▸ Instructions to follow: Give back every line exactly as it appears, pictures excluded.

▸ Available data:

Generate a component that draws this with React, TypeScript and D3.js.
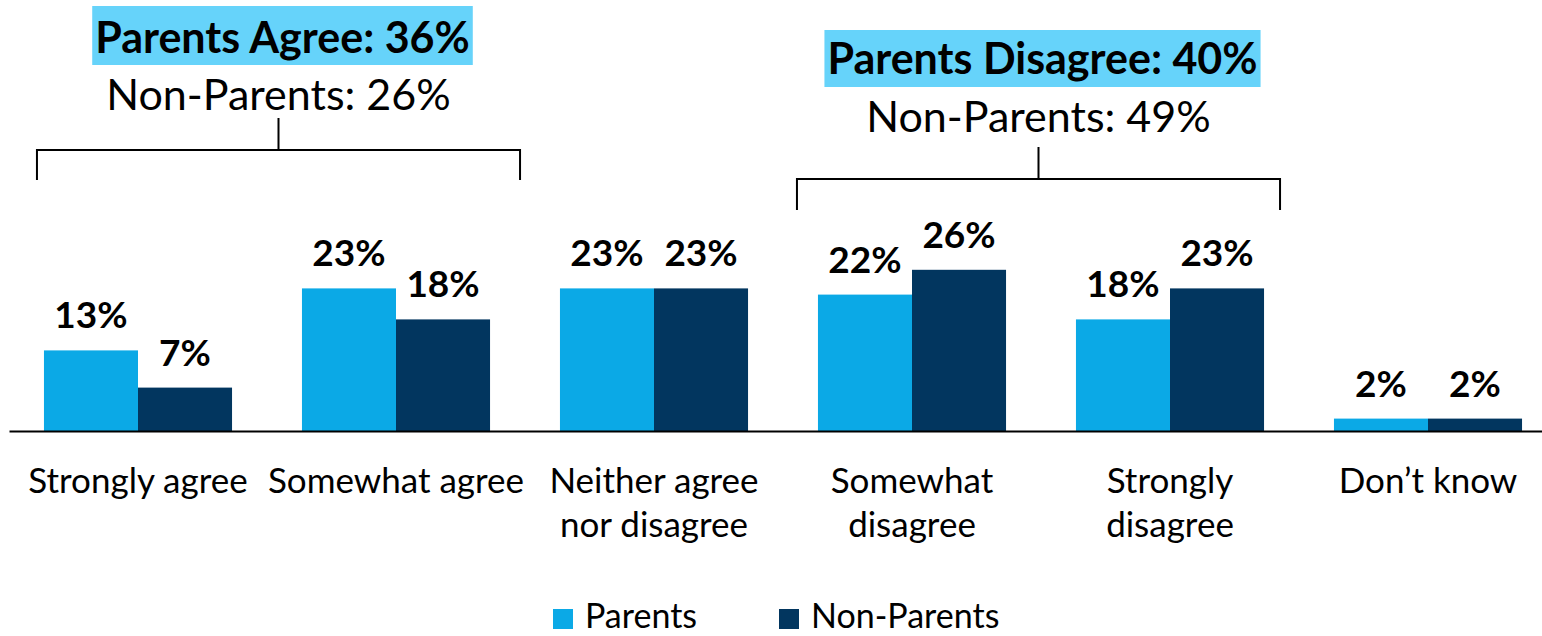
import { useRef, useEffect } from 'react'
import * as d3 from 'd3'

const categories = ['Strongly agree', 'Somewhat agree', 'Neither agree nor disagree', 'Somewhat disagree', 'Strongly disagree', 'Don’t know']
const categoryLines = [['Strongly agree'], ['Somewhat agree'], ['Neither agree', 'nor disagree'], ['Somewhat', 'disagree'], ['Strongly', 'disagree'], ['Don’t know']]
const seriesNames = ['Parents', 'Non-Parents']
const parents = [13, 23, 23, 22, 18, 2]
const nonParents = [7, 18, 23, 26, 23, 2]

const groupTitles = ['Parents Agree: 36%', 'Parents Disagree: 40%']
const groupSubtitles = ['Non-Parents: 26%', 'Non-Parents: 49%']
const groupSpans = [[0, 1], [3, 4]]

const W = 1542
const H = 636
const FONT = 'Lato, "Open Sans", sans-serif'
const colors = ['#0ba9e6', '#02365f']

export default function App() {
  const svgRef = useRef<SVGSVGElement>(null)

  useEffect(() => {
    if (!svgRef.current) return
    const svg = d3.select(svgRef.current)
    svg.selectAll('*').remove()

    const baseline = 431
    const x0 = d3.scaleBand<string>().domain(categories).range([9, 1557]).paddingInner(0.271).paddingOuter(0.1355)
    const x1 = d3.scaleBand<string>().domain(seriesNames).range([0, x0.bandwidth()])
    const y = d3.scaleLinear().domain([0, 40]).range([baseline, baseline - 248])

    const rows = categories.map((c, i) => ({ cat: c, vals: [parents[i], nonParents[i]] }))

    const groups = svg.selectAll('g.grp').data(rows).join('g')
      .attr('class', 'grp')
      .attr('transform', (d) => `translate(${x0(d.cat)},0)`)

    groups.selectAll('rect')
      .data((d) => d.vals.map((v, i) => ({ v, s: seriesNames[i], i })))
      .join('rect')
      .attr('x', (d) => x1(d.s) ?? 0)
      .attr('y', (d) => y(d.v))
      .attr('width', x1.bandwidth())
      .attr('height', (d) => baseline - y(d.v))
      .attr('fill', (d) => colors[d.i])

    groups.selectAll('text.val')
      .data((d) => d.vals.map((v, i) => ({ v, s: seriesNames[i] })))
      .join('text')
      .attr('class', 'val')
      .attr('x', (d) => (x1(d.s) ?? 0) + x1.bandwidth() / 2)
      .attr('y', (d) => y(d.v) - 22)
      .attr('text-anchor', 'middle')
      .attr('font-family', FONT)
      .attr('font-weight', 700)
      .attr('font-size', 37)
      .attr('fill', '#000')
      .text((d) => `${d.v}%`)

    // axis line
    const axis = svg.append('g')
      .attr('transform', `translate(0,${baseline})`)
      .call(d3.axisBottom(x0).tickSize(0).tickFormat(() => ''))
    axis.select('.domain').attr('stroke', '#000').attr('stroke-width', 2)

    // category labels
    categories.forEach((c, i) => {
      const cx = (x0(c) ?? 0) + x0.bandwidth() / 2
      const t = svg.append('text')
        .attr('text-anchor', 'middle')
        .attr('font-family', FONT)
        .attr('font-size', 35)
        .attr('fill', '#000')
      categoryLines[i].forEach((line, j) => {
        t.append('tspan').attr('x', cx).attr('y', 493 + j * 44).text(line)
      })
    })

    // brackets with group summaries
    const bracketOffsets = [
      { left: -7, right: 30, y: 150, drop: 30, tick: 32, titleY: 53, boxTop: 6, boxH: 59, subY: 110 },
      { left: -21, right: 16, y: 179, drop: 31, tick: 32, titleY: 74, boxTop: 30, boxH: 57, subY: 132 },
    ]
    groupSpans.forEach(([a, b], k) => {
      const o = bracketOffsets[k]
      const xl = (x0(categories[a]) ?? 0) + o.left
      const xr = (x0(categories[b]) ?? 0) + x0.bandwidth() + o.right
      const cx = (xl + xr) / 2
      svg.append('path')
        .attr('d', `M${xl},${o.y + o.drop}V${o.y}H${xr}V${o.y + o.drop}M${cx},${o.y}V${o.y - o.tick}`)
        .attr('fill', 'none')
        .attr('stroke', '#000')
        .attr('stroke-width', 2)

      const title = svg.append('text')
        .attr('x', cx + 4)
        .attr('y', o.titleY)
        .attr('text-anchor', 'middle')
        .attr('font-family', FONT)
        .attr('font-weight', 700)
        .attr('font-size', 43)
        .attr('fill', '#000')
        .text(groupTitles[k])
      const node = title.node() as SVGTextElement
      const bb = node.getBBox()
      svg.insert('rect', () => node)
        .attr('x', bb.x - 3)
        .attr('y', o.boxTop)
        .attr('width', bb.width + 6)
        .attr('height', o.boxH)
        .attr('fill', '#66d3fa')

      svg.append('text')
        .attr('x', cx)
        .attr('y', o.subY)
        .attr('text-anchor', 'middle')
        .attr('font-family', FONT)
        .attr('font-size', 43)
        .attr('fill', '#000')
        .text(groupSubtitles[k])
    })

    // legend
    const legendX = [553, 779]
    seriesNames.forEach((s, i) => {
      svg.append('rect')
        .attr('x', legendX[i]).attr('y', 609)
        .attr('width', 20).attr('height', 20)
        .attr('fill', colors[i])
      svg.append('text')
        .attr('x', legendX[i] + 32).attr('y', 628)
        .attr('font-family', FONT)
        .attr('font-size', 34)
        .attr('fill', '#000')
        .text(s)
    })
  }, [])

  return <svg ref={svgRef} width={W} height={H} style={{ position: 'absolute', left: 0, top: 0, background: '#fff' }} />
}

▸ Reply:
Generate a component that draws this with React, TypeScript and D3.js.
import { useRef, useEffect } from 'react'
import * as d3 from 'd3'

const categories = ['Strongly agree', 'Somewhat agree', 'Neither agree nor disagree', 'Somewhat disagree', 'Strongly disagree', 'Don’t know']
const categoryLines = [['Strongly agree'], ['Somewhat agree'], ['Neither agree', 'nor disagree'], ['Somewhat', 'disagree'], ['Strongly', 'disagree'], ['Don’t know']]
const seriesNames = ['Parents', 'Non-Parents']
const parents = [13, 23, 23, 22, 18, 2]
const nonParents = [7, 18, 23, 26, 23, 2]

const groupTitles = ['Parents Agree: 36%', 'Parents Disagree: 40%']
const groupSubtitles = ['Non-Parents: 26%', 'Non-Parents: 49%']
const groupSpans = [[0, 1], [3, 4]]

const W = 1542
const H = 636
const FONT = 'Lato, "Open Sans", sans-serif'
const colors = ['#0ba9e6', '#02365f']

export default function App() {
  const svgRef = useRef<SVGSVGElement>(null)

  useEffect(() => {
    if (!svgRef.current) return
    const svg = d3.select(svgRef.current)
    svg.selectAll('*').remove()

    const baseline = 431
    const x0 = d3.scaleBand<string>().domain(categories).range([9, 1557]).paddingInner(0.271).paddingOuter(0.1355)
    const x1 = d3.scaleBand<string>().domain(seriesNames).range([0, x0.bandwidth()])
    const y = d3.scaleLinear().domain([0, 40]).range([baseline, baseline - 248])

    const rows = categories.map((c, i) => ({ cat: c, vals: [parents[i], nonParents[i]] }))

    const groups = svg.selectAll('g.grp').data(rows).join('g')
      .attr('class', 'grp')
      .attr('transform', (d) => `translate(${x0(d.cat)},0)`)

    groups.selectAll('rect')
      .data((d) => d.vals.map((v, i) => ({ v, s: seriesNames[i], i })))
      .join('rect')
      .attr('x', (d) => x1(d.s) ?? 0)
      .attr('y', (d) => y(d.v))
      .attr('width', x1.bandwidth())
      .attr('height', (d) => baseline - y(d.v))
      .attr('fill', (d) => colors[d.i])

    groups.selectAll('text.val')
      .data((d) => d.vals.map((v, i) => ({ v, s: seriesNames[i] })))
      .join('text')
      .attr('class', 'val')
      .attr('x', (d) => (x1(d.s) ?? 0) + x1.bandwidth() / 2)
      .attr('y', (d) => y(d.v) - 22)
      .attr('text-anchor', 'middle')
      .attr('font-family', FONT)
      .attr('font-weight', 700)
      .attr('font-size', 37)
      .attr('fill', '#000')
      .text((d) => `${d.v}%`)

    // axis line
    const axis = svg.append('g')
      .attr('transform', `translate(0,${baseline})`)
      .call(d3.axisBottom(x0).tickSize(0).tickFormat(() => ''))
    axis.select('.domain').attr('stroke', '#000').attr('stroke-width', 2)

    // category labels
    categories.forEach((c, i) => {
      const cx = (x0(c) ?? 0) + x0.bandwidth() / 2
      const t = svg.append('text')
        .attr('text-anchor', 'middle')
        .attr('font-family', FONT)
        .attr('font-size', 35)
        .attr('fill', '#000')
      categoryLines[i].forEach((line, j) => {
        t.append('tspan').attr('x', cx).attr('y', 493 + j * 44).text(line)
      })
    })

    // brackets with group summaries
    const bracketOffsets = [
      { left: -7, right: 30, y: 150, drop: 30, tick: 32, titleY: 53, boxTop: 6, boxH: 59, subY: 110 },
      { left: -21, right: 16, y: 179, drop: 31, tick: 32, titleY: 74, boxTop: 30, boxH: 57, subY: 132 },
    ]
    groupSpans.forEach(([a, b], k) => {
      const o = bracketOffsets[k]
      const xl = (x0(categories[a]) ?? 0) + o.left
      const xr = (x0(categories[b]) ?? 0) + x0.bandwidth() + o.right
      const cx = (xl + xr) / 2
      svg.append('path')
        .attr('d', `M${xl},${o.y + o.drop}V${o.y}H${xr}V${o.y + o.drop}M${cx},${o.y}V${o.y - o.tick}`)
        .attr('fill', 'none')
        .attr('stroke', '#000')
        .attr('stroke-width', 2)

      const title = svg.append('text')
        .attr('x', cx + 4)
        .attr('y', o.titleY)
        .attr('text-anchor', 'middle')
        .attr('font-family', FONT)
        .attr('font-weight', 700)
        .attr('font-size', 43)
        .attr('fill', '#000')
        .text(groupTitles[k])
      const node = title.node() as SVGTextElement
      const bb = node.getBBox()
      svg.insert('rect', () => node)
        .attr('x', bb.x - 3)
        .attr('y', o.boxTop)
        .attr('width', bb.width + 6)
        .attr('height', o.boxH)
        .attr('fill', '#66d3fa')

      svg.append('text')
        .attr('x', cx)
        .attr('y', o.subY)
        .attr('text-anchor', 'middle')
        .attr('font-family', FONT)
        .attr('font-size', 43)
        .attr('fill', '#000')
        .text(groupSubtitles[k])
    })

    // legend
    const legendX = [553, 779]
    seriesNames.forEach((s, i) => {
      svg.append('rect')
        .attr('x', legendX[i]).attr('y', 609)
        .attr('width', 20).attr('height', 20)
        .attr('fill', colors[i])
      svg.append('text')
        .attr('x', legendX[i] + 32).attr('y', 628)
        .attr('font-family', FONT)
        .attr('font-size', 34)
        .attr('fill', '#000')
        .text(s)
    })
  }, [])

  return <svg ref={svgRef} width={W} height={H} style={{ position: 'absolute', left: 0, top: 0, background: '#fff' }} />
}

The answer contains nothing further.